# Pan Seared California Halibut



## bacon_crazy510 (Sep 29, 2020)

I love me some halibut! My wife saw fresh halibut at our local seafood market, so she picked up a nice hunk for me. 

I made the pan sauce first - I melted a healthy (lol) amount of Irish butter in a pan. Once it was bubbling, I threw in some mushrooms, seasoned them with salt and pepper and sautéed them down.  When they were ready I threw in a few cloves of garlic that I sliced thin. I let the garlic bloom for a few moments, and when I was happy with the aroma, I poured in some white wine. I also threw in a nice amount of artichoke hearts. I brought the sauce to a simmer, then slightly thickened it. I poured it into a bowl and cleaned the pan.  Then I cooked the fish - I seasoned it with kosher salt and black pepper, then dredged one side in flour. I heated a large knob of Irish butter until it was sizzling hot, then seared the fish on the floured side. When I was happy with the sear I flipped the fish and poured the sauce back into the pan. I covered it, and let it finish cooking in the simmering sauce. After a few minutes the fish was ready. I carefully placed the fish onto a bed of pasta, and stirred some fresh lemon juice into the sauce that I poured over the pasta.
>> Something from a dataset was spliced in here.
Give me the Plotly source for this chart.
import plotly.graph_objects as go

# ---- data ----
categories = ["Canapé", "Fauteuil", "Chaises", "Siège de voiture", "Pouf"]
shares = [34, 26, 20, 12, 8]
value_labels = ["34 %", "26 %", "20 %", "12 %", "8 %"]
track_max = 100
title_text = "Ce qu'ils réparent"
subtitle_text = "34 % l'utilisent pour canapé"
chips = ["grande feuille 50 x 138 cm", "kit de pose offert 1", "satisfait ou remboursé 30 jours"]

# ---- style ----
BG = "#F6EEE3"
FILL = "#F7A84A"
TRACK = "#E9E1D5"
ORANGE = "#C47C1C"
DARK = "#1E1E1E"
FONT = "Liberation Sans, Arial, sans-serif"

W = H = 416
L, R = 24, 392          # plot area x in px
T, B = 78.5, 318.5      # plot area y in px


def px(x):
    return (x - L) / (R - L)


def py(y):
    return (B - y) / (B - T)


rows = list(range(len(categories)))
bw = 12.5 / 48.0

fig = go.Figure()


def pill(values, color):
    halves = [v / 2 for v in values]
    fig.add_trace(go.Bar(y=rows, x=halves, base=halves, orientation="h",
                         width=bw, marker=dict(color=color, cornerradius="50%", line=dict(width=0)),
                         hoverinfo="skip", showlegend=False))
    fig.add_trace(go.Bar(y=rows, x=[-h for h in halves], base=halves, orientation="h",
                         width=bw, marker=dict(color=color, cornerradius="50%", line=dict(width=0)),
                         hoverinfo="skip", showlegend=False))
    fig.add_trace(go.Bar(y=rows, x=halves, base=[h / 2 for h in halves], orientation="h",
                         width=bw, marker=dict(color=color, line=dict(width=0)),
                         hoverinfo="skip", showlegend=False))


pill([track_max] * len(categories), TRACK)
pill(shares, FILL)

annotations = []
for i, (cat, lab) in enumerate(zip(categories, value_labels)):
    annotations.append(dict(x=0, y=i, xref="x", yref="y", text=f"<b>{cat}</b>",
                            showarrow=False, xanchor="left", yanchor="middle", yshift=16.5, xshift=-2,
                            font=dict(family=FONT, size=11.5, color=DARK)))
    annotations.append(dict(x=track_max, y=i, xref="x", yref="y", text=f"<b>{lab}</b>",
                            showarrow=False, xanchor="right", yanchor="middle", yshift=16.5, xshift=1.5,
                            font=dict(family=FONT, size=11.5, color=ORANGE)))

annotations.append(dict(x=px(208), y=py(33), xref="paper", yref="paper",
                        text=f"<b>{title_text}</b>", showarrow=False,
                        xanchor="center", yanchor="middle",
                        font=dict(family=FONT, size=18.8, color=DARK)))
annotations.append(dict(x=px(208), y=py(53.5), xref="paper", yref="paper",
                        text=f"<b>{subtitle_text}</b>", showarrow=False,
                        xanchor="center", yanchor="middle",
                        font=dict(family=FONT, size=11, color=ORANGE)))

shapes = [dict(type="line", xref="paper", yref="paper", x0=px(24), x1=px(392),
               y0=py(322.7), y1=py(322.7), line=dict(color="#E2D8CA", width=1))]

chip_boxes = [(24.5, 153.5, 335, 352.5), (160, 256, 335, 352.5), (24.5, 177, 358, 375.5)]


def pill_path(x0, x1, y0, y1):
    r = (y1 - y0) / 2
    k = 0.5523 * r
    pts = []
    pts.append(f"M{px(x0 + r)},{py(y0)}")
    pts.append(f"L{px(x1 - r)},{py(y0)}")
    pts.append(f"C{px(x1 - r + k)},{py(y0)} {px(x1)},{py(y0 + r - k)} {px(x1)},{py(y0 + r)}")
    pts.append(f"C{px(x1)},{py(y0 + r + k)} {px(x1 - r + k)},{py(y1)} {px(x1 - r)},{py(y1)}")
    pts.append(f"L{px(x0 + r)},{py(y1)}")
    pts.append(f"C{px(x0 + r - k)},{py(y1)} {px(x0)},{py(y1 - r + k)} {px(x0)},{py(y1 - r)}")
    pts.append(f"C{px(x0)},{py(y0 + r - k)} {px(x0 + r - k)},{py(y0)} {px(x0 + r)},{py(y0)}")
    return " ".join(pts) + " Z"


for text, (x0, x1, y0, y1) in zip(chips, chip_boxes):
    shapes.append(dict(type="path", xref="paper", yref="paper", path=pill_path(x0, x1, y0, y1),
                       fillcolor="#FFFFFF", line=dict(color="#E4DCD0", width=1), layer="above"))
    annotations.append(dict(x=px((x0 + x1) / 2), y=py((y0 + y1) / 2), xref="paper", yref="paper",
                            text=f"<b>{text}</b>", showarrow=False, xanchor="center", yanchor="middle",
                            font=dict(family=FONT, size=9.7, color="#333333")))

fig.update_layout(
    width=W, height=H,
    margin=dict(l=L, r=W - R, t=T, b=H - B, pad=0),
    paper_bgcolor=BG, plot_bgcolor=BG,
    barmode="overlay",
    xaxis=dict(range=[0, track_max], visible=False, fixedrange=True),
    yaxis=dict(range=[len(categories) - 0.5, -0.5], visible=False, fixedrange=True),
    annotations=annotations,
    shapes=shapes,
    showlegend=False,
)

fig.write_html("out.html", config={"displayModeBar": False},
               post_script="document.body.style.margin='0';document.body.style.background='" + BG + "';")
It was so good! Like I said ... I LOVE ME SOME HALIBUT!!


----------



## Sowsage (Sep 29, 2020)

That looks great! Love the garlic/wine with the shrooms and artichokes! I'm gonna have to give that a try. Not sure I can find a good hunk of halibut but I think that would pair up with some other fish too. Thanks for sharing!


----------



## Brokenhandle (Sep 29, 2020)

Looks and sounds great!  That sauce had to be delicious 

Ryan


----------



## smokerjim (Sep 29, 2020)

Looks excellant!


----------



## Steve H (Sep 29, 2020)

Very nice looking meal!  Halibut is one of my favorite fish.


----------



## ofelles (Sep 29, 2020)

That sauce sounds fantastic.


----------



## chilerelleno (Sep 29, 2020)

Great looking plate, sounds like it'd be delicious!


----------



## BuckeyeSteve (Sep 29, 2020)

Looks really good. Nice job!  Been a while since I’ve halibut.  May need to find some and try that.


----------



## bacon_crazy510 (Sep 29, 2020)

It's a basic sauce I make 

 Sowsage
 .. it works with fish or chicken. Hell, I bet it would work with a piece of 2x4. Any white fish would work ... I've used petrole sole, flounder, orange roughy ... it's all good!


----------



## SmokinAl (Sep 30, 2020)

Oh man I love halibut, and yours looks fantastic!
Al


----------



## HalfSmoked (Sep 30, 2020)

Wow what a great meal would down that in a hurry.

Warren


----------